### THE PROBLEM
Give back each entry unchanged, minus pictures.

### DATASET CONTENT
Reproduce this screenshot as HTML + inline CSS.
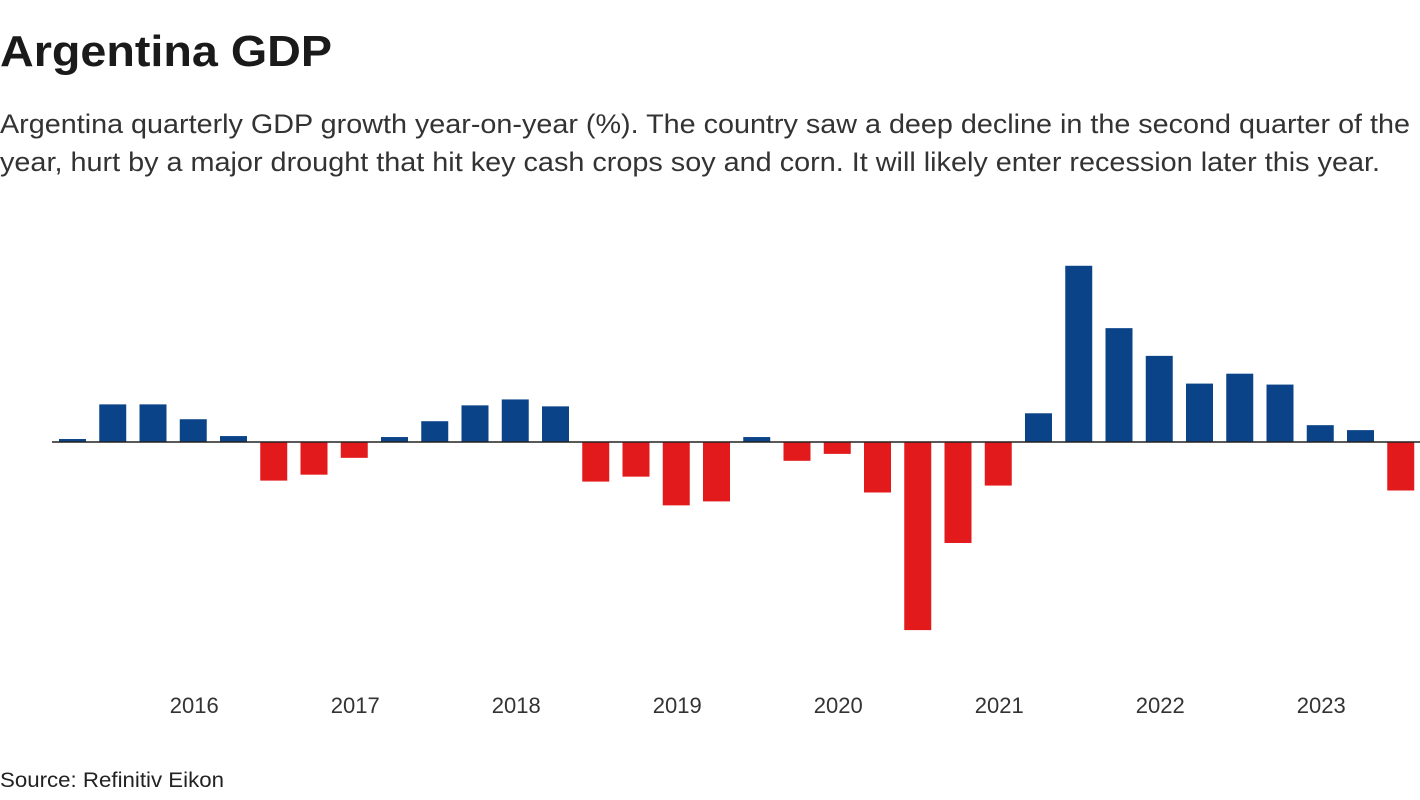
<!DOCTYPE html>
<html><head><meta charset="utf-8"><style>
html,body{margin:0;padding:0;background:#fff;}
svg{display:block;font-family:"Liberation Sans",sans-serif;}
</style></head><body>
<svg id="chart" width="1420" height="800" viewBox="0 0 1420 800">
<text x="0" y="66" font-size="44" font-weight="bold" fill="#1a1a1a" textLength="332" lengthAdjust="spacingAndGlyphs">Argentina GDP</text>
<text x="0" y="133" font-size="27" fill="#333" textLength="1410" lengthAdjust="spacingAndGlyphs">Argentina quarterly GDP growth year-on-year (%). The country saw a deep decline in the second quarter of the</text>
<text x="0" y="171" font-size="27" fill="#333" textLength="1380" lengthAdjust="spacingAndGlyphs">year, hurt by a major drought that hit key cash crops soy and corn. It will likely enter recession later this year.</text>
<g id="bars"></g>
<line x1="52" x2="1420" y1="442" y2="442" stroke="#222" stroke-width="1.5"/>
<g id="xlabels"></g>
<text x="0" y="787" font-size="21" fill="#222" textLength="224" lengthAdjust="spacingAndGlyphs">Source: Refinitiv Eikon</text>
</svg>
<script>
const values = [0.3,3.8,3.8,2.3,0.6,-3.9,-3.3,-1.6,0.5,2.1,3.7,4.3,3.6,-4.0,-3.5,-6.4,-6.0,0.5,-1.9,-1.2,-5.1,-19.0,-10.2,-4.4,2.9,17.8,11.5,8.7,5.9,6.9,5.8,1.7,1.2,-4.9];
const yearLabels = ["2016","2017","2018","2019","2020","2021","2022","2023"];
const yearLabelIndex = [3,7,11,15,19,23,27,31];
const NS="http://www.w3.org/2000/svg";
const x0=59, step=40.25, bw=27, zeroY=442, pxPer=9.9;
const xPos = i => x0 + i*step;
const yPos = v => zeroY - v*pxPer;
const bars=document.getElementById('bars');
values.forEach((v,i)=>{
  const r=document.createElementNS(NS,'rect');
  r.setAttribute('x',xPos(i));
  r.setAttribute('width',bw);
  r.setAttribute('y',Math.min(yPos(v),zeroY));
  r.setAttribute('height',Math.abs(yPos(v)-zeroY));
  r.setAttribute('fill',v>=0?'#0a4388':'#e31a1c');
  
  
  bars.appendChild(r);
});
const xl=document.getElementById('xlabels');
yearLabels.forEach((l,k)=>{
  const t=document.createElementNS(NS,'text');
  t.setAttribute('x',xPos(yearLabelIndex[k])+bw/2+1);
  t.setAttribute('y',713);
  t.setAttribute('text-anchor','middle');
  t.setAttribute('font-size','22');
  t.setAttribute('fill','#333');
  t.textContent=l;
  
  
  xl.appendChild(t);
});
</script>
</body></html>
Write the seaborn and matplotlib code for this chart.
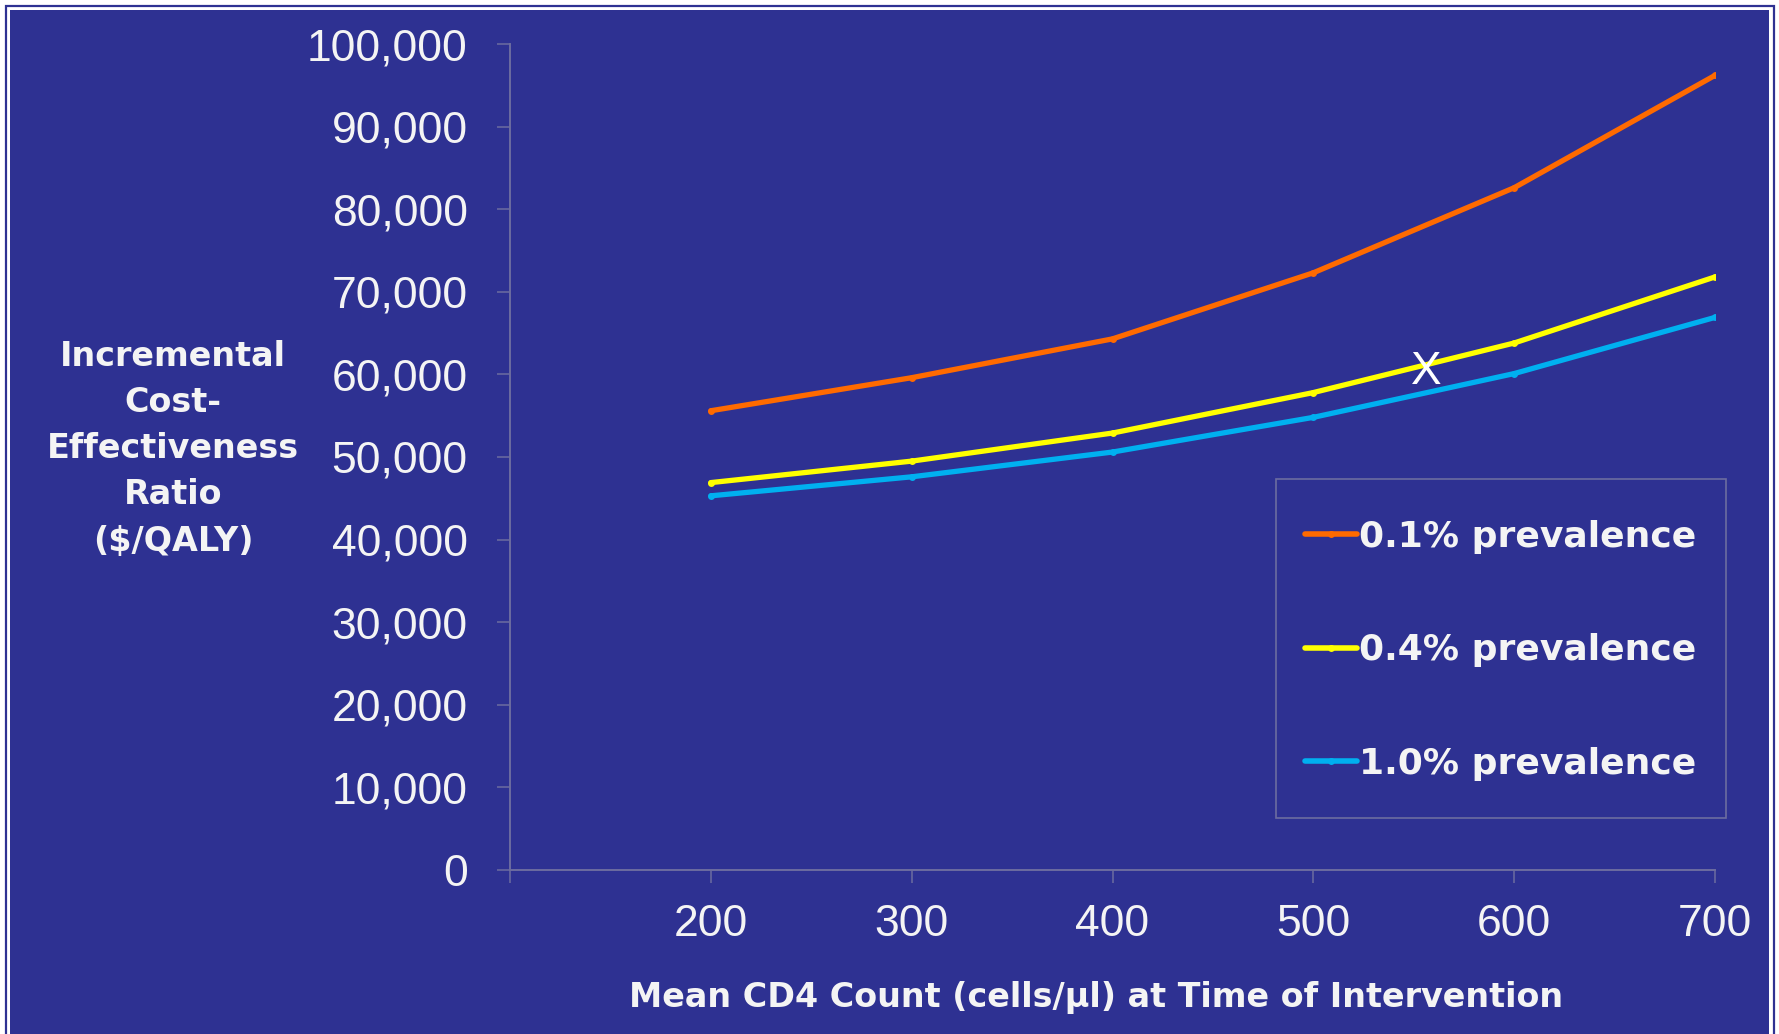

### RESPONSE TO THE TASK
Reproduce this screenshot as HTML + inline CSS.
<!DOCTYPE html>
<html><head><meta charset="utf-8"><style>
html,body{margin:0;padding:0;background:#fff;}
svg{display:block;font-family:"Liberation Sans",sans-serif;}
</style></head><body>
<svg id="chart" width="1420" height="800" viewBox="0 0 1420 800">
<text x="0" y="66" font-size="44" font-weight="bold" fill="#1a1a1a" textLength="332" lengthAdjust="spacingAndGlyphs">Argentina GDP</text>
<text x="0" y="133" font-size="27" fill="#333" textLength="1410" lengthAdjust="spacingAndGlyphs">Argentina quarterly GDP growth year-on-year (%). The country saw a deep decline in the second quarter of the</text>
<text x="0" y="171" font-size="27" fill="#333" textLength="1380" lengthAdjust="spacingAndGlyphs">year, hurt by a major drought that hit key cash crops soy and corn. It will likely enter recession later this year.</text>
<g id="bars"></g>
<line x1="52" x2="1420" y1="442" y2="442" stroke="#222" stroke-width="1.5"/>
<g id="xlabels"></g>
<text x="0" y="787" font-size="21" fill="#222" textLength="224" lengthAdjust="spacingAndGlyphs">Source: Refinitiv Eikon</text>
</svg>
<script>
const values = [0.3,3.8,3.8,2.3,0.6,-3.9,-3.3,-1.6,0.5,2.1,3.7,4.3,3.6,-4.0,-3.5,-6.4,-6.0,0.5,-1.9,-1.2,-5.1,-19.0,-10.2,-4.4,2.9,17.8,11.5,8.7,5.9,6.9,5.8,1.7,1.2,-4.9];
const yearLabels = ["2016","2017","2018","2019","2020","2021","2022","2023"];
const yearLabelIndex = [3,7,11,15,19,23,27,31];
const NS="http://www.w3.org/2000/svg";
const x0=59, step=40.25, bw=27, zeroY=442, pxPer=9.9;
const xPos = i => x0 + i*step;
const yPos = v => zeroY - v*pxPer;
const bars=document.getElementById('bars');
values.forEach((v,i)=>{
  const r=document.createElementNS(NS,'rect');
  r.setAttribute('x',xPos(i));
  r.setAttribute('width',bw);
  r.setAttribute('y',Math.min(yPos(v),zeroY));
  r.setAttribute('height',Math.abs(yPos(v)-zeroY));
  r.setAttribute('fill',v>=0?'#0a4388':'#e31a1c');
  
  
  bars.appendChild(r);
});
const xl=document.getElementById('xlabels');
yearLabels.forEach((l,k)=>{
  const t=document.createElementNS(NS,'text');
  t.setAttribute('x',xPos(yearLabelIndex[k])+bw/2+1);
  t.setAttribute('y',713);
  t.setAttribute('text-anchor','middle');
  t.setAttribute('font-size','22');
  t.setAttribute('fill','#333');
  t.textContent=l;
  
  
  xl.appendChild(t);
});
</script>
</body></html>
Write the seaborn and matplotlib code for this chart.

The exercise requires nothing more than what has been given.